COPACABANA EN NOCHES DE PANDEMIA PATRICIA DÍAZ
Tratando de emular a
los idolatrados maestros de aquella destruida escuela en que se botó el
analfabetismo, vemos junto al tablero negro, un pequeño cajón atiborrado de
tizas, el borrador de trapo, más hacia el frente, la plataforma con el
escritorio y el educador acariciando la regla castigadora, adecuando las
antiparras, dando la orden para hacer un recuento de lo visto durante más de
medio año lectivo. Pues bien: Cuando se llegó al nicho de la Virgen De la
Asunción al bajar el acarreo en la casona de Emilianita Cadavid en la esquina
sur-occidental, los dos niños extrañaban el pueblo en que se sancionó la
constitución de 1863, (Rionegro) en que el frío los hacía usar medias de lana
casi hasta la rodilla. En principio fueron objeto de burlas. El mocho Esteban
el comisionista del pueblo, fue el que los ubicó en aquel palacio de
entretención con la naturaleza y sus sonoros trinos. La soledad y el silencio
del parque se rompía cuando desde El Chispero manejados por Tirsio, llegaba la
chusma a atacar a la del centro del pueblo. Piedra, palos y el invento de
Juacundo, bolsas con ceniza que al estallar los tapara en la retirada; todo el
mundo se encerraba en sus casas. El primer amigo del padre se llamaba Don Ramón
Cadavid (Ramón Coco), amistad que duró por siempre.

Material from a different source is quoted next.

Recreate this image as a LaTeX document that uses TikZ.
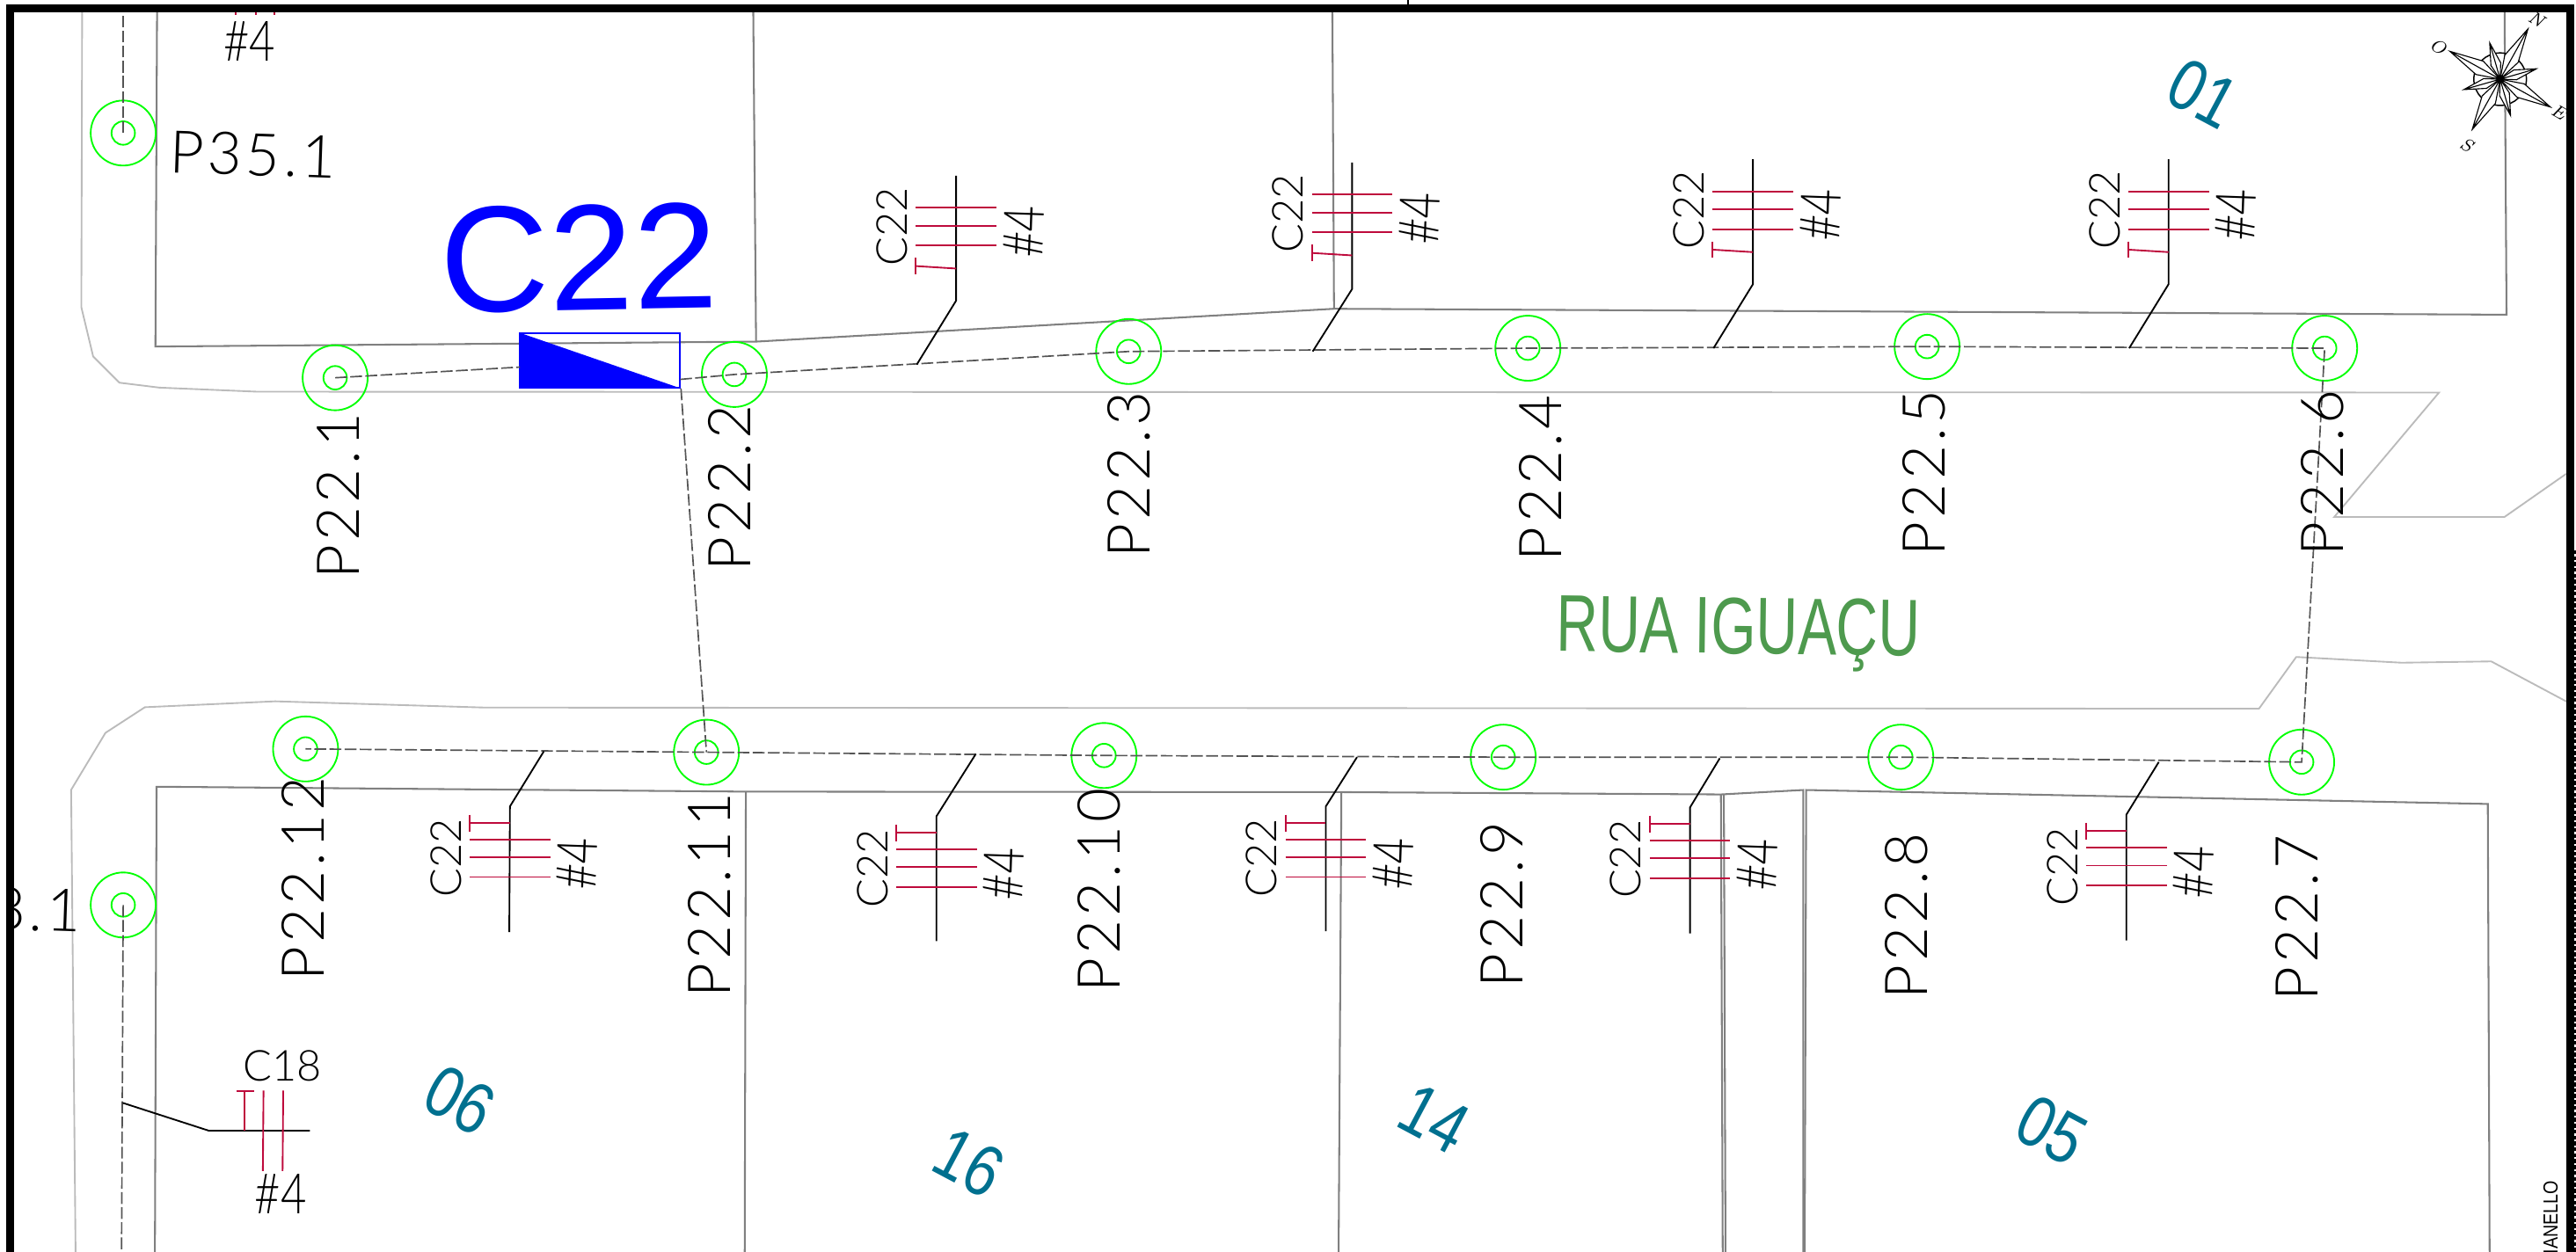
\documentclass[tikz,border=0pt]{standalone}
\usepackage{fontspec}
\usepackage{xcolor}
\setmainfont{Liberation Sans}
\newfontfamily\cadfont[LetterSpace=6.5]{Lato Light}
\newfontfamily\cadnarrow{Lato Light}
\newfontfamily\gaugefont[FakeStretch=0.8]{Lato Light}
\newfontfamily\roadfont[FakeStretch=0.72]{Liberation Sans}
\newfontfamily\lotfont[FakeStretch=0.82]{Liberation Sans}
\newfontfamily\signfont[FakeStretch=0.85]{Liberation Sans}
\newfontfamily\compassfont{Latin Modern Roman}
\usetikzlibrary{calc}
\definecolor{lotgray}{HTML}{808080}
\definecolor{roadgray}{HTML}{BBBBBB}
\definecolor{wirered}{HTML}{BE0A3C}
\definecolor{lotteal}{HTML}{00708F}
\definecolor{roadgreen}{HTML}{4E9A4E}
\tikzset{
  lot/.style={draw=lotgray, line width=0.55pt},
  road/.style={draw=roadgray, line width=0.5pt},
  net/.style={draw=black!67, line width=0.45pt, dash pattern=on 3.6pt off 1pt},
  drop/.style={draw=black, line width=0.5pt},
  redline/.style={draw=wirered, line width=0.5pt},
  frame/.style={draw=black, line width=2.3pt},
  pole/.style={circle, draw=green, line width=0.5pt, inner sep=0pt, minimum size=19.8pt,
    path picture={\draw[green, line width=0.5pt] (path picture bounding box.center) circle (3.57pt);}},
  polename/.style={font=\cadfont\fontsize{18}{18}\selectfont, inner sep=0pt, rotate=90},
  wirename/.style={font=\cadnarrow\fontsize{13}{13}\selectfont, inner sep=0pt, rotate=90},
  gaugename/.style={font=\gaugefont\fontsize{17}{17}\selectfont, inner sep=0pt, rotate=88},
  lotname/.style={font=\lotfont\fontsize{22}{22}\selectfont, text=lotteal, inner sep=0pt, rotate=-28},
  rosetip/.style={draw=black, line width=0.3pt, fill=white},
  rosename/.style={font=\compassfont\itshape\fontsize{5.5}{5.5}\selectfont, inner sep=0pt, rotate=-30},
  barsup/.pic={
    \draw[redline] (-24.5,19.5) -- (24.5,19.5);
    \draw[redline] (-24.5,30.5) -- (24.5,30.5);
    \draw[redline] (-24.5,42.5) -- (24.5,42.5);
    \draw[redline] (-24.5,55) -- (0,56.5);
    \draw[redline] (-24.5,50) -- (-24.5,60);
    \node[wirename] (-wire) at (-39,31) {C22};
    \node[gaugename] (-gauge) at (41,34) {\#4};
  },
  barsdown/.pic={
    \draw[redline] (-24.5,10) -- (0,10);
    \draw[redline] (-24.5,5) -- (-24.5,15.4);
    \draw[redline] (-24.5,20) -- (24.5,20);
    \draw[redline] (-24.5,31) -- (24.5,31);
    \draw[redline] (-24.5,43) -- (24.5,43);
    \node[wirename] (-wire) at (-39,31.6) {C22};
    \node[gaugename] (-gauge) at (41,35) {\#4};
  }
}

\begin{document}
\begin{tikzpicture}[x=0.5pt,y=-0.5pt]
\useasboundingbox (0,0) rectangle (1568,762.3);

\begin{scope}
\clip (8,7) rectangle (1562,762.3);

% road edges
\draw[road] (50,7) -- (49.5,187) -- (56.7,217) -- (72.7,233) -- (97,236) -- (157,238.5) -- (1484.6,239) -- (1420.8,314.8) -- (1524.4,314.8) -- (1562,288.5);
\draw[road] (46,762.3) -- (43.3,480.9) -- (64.2,446.2) -- (88.2,430.6) -- (167.5,427) -- (295,430.8) -- (1375,431.5) -- (1397.7,400) -- (1461.8,403.5) -- (1516.4,402.7) -- (1562.5,427.3);

% lots
\draw[lot] (95.6,7) -- (94.6,211) -- (460.2,208) -- (812,188) -- (1525.7,191.6) -- (1524.5,7);
\draw[lot] (458.5,7) -- (460.2,208);
\draw[lot] (811,7) -- (812,188);
\draw[lot] (94.3,762.3) -- (95.3,479) -- (454,482) -- (816.5,482.3) -- (1047.5,483.7) -- (1097.6,481) -- (1097.6,762.3);
\draw[lot] (454,482) -- (453.3,762.3);
\draw[lot] (816.5,482.3) -- (814.8,762.3);
\draw[lot] (1047.5,483.7) -- (1048.6,762.3);
\draw[lot] (1049.3,483.7) -- (1050.3,762.3);
\draw[lot] (1098.5,762.3) -- (1099.4,481) -- (1514.3,489.5) -- (1515.4,762.3);

% poles
\node[pole] (p351) at (75,81) {};
\node[pole] (p381) at (75,551) {};
\node[pole] (p221) at (204,230) {};
\node[pole] (p222) at (447,228) {};
\node[pole] (p223) at (687,214) {};
\node[pole] (p224) at (930,212) {};
\node[pole] (p225) at (1173,211) {};
\node[pole] (p226) at (1415,212) {};
\node[pole] (p227) at (1401,464) {};
\node[pole] (p228) at (1157,461) {};
\node[pole] (p229) at (915,461) {};
\node[pole] (p2210) at (672,460) {};
\node[pole] (p2211) at (430,458) {};
\node[pole] (p2212) at (186,456) {};

% transformer
\node[draw=blue, line width=0.5pt, inner sep=0pt, minimum width=48.75pt, minimum height=16.5pt] (trafo) at (365.25,219.5) {};
\fill[blue] (trafo.north west) -- (trafo.south east) -- (trafo.south west) -- cycle;
\node[font=\fontsize{46}{46}\selectfont, text=blue, inner sep=0pt, anchor=base, rotate=1] (trafoname) at (353,189) {C22};
\coordinate (trL) at (316.5,223.5);
\coordinate (trR) at (414,231);

% network
\coordinate (upend) at (75,7);
\coordinate (lowend) at (74,762.3);
\draw[net] (p351.center) -- (upend);
\draw[net] (p381.center) -- (lowend);
\draw[net] (p221.center) -- (trL);
\draw[net] (trR) -- (p222.center) -- (p223.center) -- (p224.center) -- (p225.center) -- (p226.center) -- (p227.center) -- (p228.center) -- (p229.center) -- (p2210.center) -- (p2211.center) -- (p2212.center);
\draw[net] (trafo.south east) -- (p2211.center);

% upper drops
\coordinate (t1) at (558,222);
\coordinate (k1) at (582,183);
\coordinate (v1) at (582,107);
\draw[drop] (t1) -- (k1) -- (v1);
\pic (d1) at (v1) {barsup};
\coordinate (t2) at (799,214);
\coordinate (k2) at (823,176);
\coordinate (v2) at (823,99);
\draw[drop] (t2) -- (k2) -- (v2);
\pic (d2) at (v2) {barsup};
\coordinate (t3) at (1043,212);
\coordinate (k3) at (1067,173);
\coordinate (v3) at (1067,97);
\draw[drop] (t3) -- (k3) -- (v3);
\pic (d3) at (v3) {barsup};
\coordinate (t4) at (1296,212);
\coordinate (k4) at (1320,173);
\coordinate (v4) at (1320,97);
\draw[drop] (t4) -- (k4) -- (v4);
\pic (d4) at (v4) {barsup};

% lower drops
\coordinate (t5) at (331,457.5);
\coordinate (k5) at (310.4,491);
\coordinate (v5) at (310,567.5);
\draw[drop] (t5) -- (k5) -- (v5);
\pic (d5) at (k5) {barsdown};
\coordinate (t6) at (594,459);
\coordinate (k6) at (570,497);
\coordinate (v6) at (570,573);
\draw[drop] (t6) -- (k6) -- (v6);
\pic (d6) at (k6) {barsdown};
\coordinate (t7) at (826,461);
\coordinate (k7) at (807,491);
\coordinate (v7) at (807,567);
\draw[drop] (t7) -- (k7) -- (v7);
\pic (d7) at (k7) {barsdown};
\coordinate (t8) at (1046.8,461.7);
\coordinate (k8) at (1028.7,491.6);
\coordinate (v8) at (1028.7,568.3);
\draw[drop] (t8) -- (k8) -- (v8);
\pic (d8) at (k8) {barsdown};
\coordinate (t9) at (1314,464);
\coordinate (k9) at (1294.3,496);
\coordinate (v9) at (1294.3,572.6);
\draw[drop] (t9) -- (k9) -- (v9);
\pic (d9) at (k9) {barsdown};

% drop on the side street
\coordinate (t10) at (74.7,671.5);
\coordinate (k10) at (127,688.4);
\coordinate (v10) at (188.7,688.4);
\draw[drop] (t10) -- (k10) -- (v10);
\draw[redline] (149,688.4) -- (149,664.2);
\draw[redline] (144,664.2) -- (154.6,664.2);
\draw[redline] (160.4,664) -- (160,713);
\draw[redline] (172.4,664) -- (172,713);
\node[wirename, rotate=-90] (c18) at (172,649) {C18};
\node[gaugename, rotate=-88] (g18) at (171,727) {\#4};

% stub at the top
\draw[redline] (143.7,7) -- (143.7,9);
\draw[redline] (156,7) -- (156,9);
\draw[redline] (167,7) -- (167,9);
\node[gaugename, rotate=-88] (g35) at (152,25) {\#4};

% pole names
\node[polename, rotate=-92] (n351) at (154,94) {P35.1};
\node[polename, rotate=-92] (n381) at (-1,553) {P38.1};
\node[polename] (n221) at (205.7,302) {P22.1};
\node[polename] (n222) at (444,297) {P22.2};
\node[polename] (n223) at (687,289) {P22.3};
\node[polename] (n224) at (938,291) {P22.4};
\node[polename] (n225) at (1171,288) {P22.5};
\node[polename] (n226) at (1413.9,288) {P22.6};
\node[polename] (n227) at (1398,559) {P22.7};
\node[polename] (n228) at (1160.6,558) {P22.8};
\node[polename] (n229) at (914,551) {P22.9};
\node[polename] (n2210) at (669,542) {P22.10};
\node[polename] (n2211) at (432,545) {P22.11};
\node[polename] (n2212) at (184.4,535) {P22.12};

% lots and street names
\node[lotname] (l01) at (1341,57) {01};
\node[lotname] (l06) at (280,670) {06};
\node[lotname] (l16) at (590,708) {16};
\node[lotname] (l14) at (873,681) {14};
\node[lotname] (l05) at (1249,688) {05};
\node[font=\roadfont\fontsize{24.5}{24.5}\selectfont, text=roadgreen, inner sep=0pt, anchor=base, rotate=-0.7] (street) at (1058,398) {RUA IGUAÇU};
\node[font=\signfont\fontsize{6.2}{6.2}\selectfont, inner sep=0pt, rotate=90, anchor=east] (sign) at (1552.5,718.5) {IANELLO};

% compass
\begin{scope}[shift={(1521.8,48.2)}]
\draw[draw=black, line width=0.4pt] (0,0) circle (8pt);
\draw[rosetip] (0,0) -- (-88:10) -- (-106:23) -- (-124:10) -- cycle (0,0) -- (-106:23);
\draw[rosetip] (0,0) -- (2:10) -- (-16:23) -- (-34:10) -- cycle (0,0) -- (-16:23);
\draw[rosetip] (0,0) -- (-268:10) -- (-286:23) -- (-304:10) -- cycle (0,0) -- (-286:23);
\draw[rosetip] (0,0) -- (-178:10) -- (-196:23) -- (-214:10) -- cycle (0,0) -- (-196:23);
\draw[rosetip] (0,0) -- (-43:15) -- (-61:35) -- (-79:15) -- cycle (0,0) -- (-61:35);
\draw[rosetip] (0,0) -- (-133:15) -- (-151:35) -- (-169:15) -- cycle (0,0) -- (-151:35);
\draw[rosetip] (0,0) -- (-223:15) -- (-241:35) -- (-259:15) -- cycle (0,0) -- (-241:35);
\draw[rosetip] (0,0) -- (-313:15) -- (-331:35) -- (-349:15) -- cycle (0,0) -- (-331:35);
\end{scope}
\node[rosename] (north) at (1544,11.7) {N};
\node[rosename] (west) at (1484,28.5) {O};
\node[rosename] (east) at (1557.6,68.5) {E};
\node[rosename] (south) at (1501.5,88) {S};
\end{scope}

% sheet frame
\draw[frame] (6.25,770) -- (6.25,5) -- (1564.4,5) -- (1564.4,770);
\draw[draw=black, line width=0.5pt] (857,0) -- (857,3);
\draw[draw=black, line width=1pt, dash pattern=on 1.2pt off 0.6pt] (1567.2,335) -- (1567.2,762.3);
\end{tikzpicture}
\end{document}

Algo extraño les parecía a
aquellos forasteros, cuando por las calles polvorientas se encontraban
paqueticos bien amarrados, que al destaparlos se encontraban piedrecillas, al
averiguar, se les dijo que el que cogiera los guijarros se llenaría de
verrugas. Costumbre no conocida.
El café Pilsen estaba
para aquellas calendas en el espacio que hoy ocupa el Palacio Municipal; unas
escalas lo separaban de la calle y junto a la puerta el Traganíquel que el niño
miraba con asombro al ver su colorido y los movimientos del intrincado aparato
para sacar el acetato de 78 R.P.M. Sonaba en el disco la canción: “Mal Hombre”
de moda; los campesinos ‘pandiaban’ la ruana, el carriel, machete y sombrero.
Si algún mocoso los molestaba le decían: “Ve este hilachento zarrapastroso;
manque te echés toíto el perjume, se siente la guelentina , andá a la jinca pa’
date comistraje.” Existía al frente del frondoso palo de magos y del café de
don Pompilio un kiosco que, al tiempo de haber llegado, fue remplazado por el
viejito de redondel donde fueron perseguidos por el policía que le decían
Patalán por la complexión descomunal a quién los párvulos tenían pánico. En ese
kiosco sin murallas, entraba la brisa besando a la clientela; allí, las nalgas
se esparcían cómodamente mientras con los pitillos ofrecidos por la dulcinea, sabían
que permanecerían unidos para siempre; los ojos de ella, le decían con el
alfabeto de la timidez que no tiene sonido: Quisiera qué me besaras.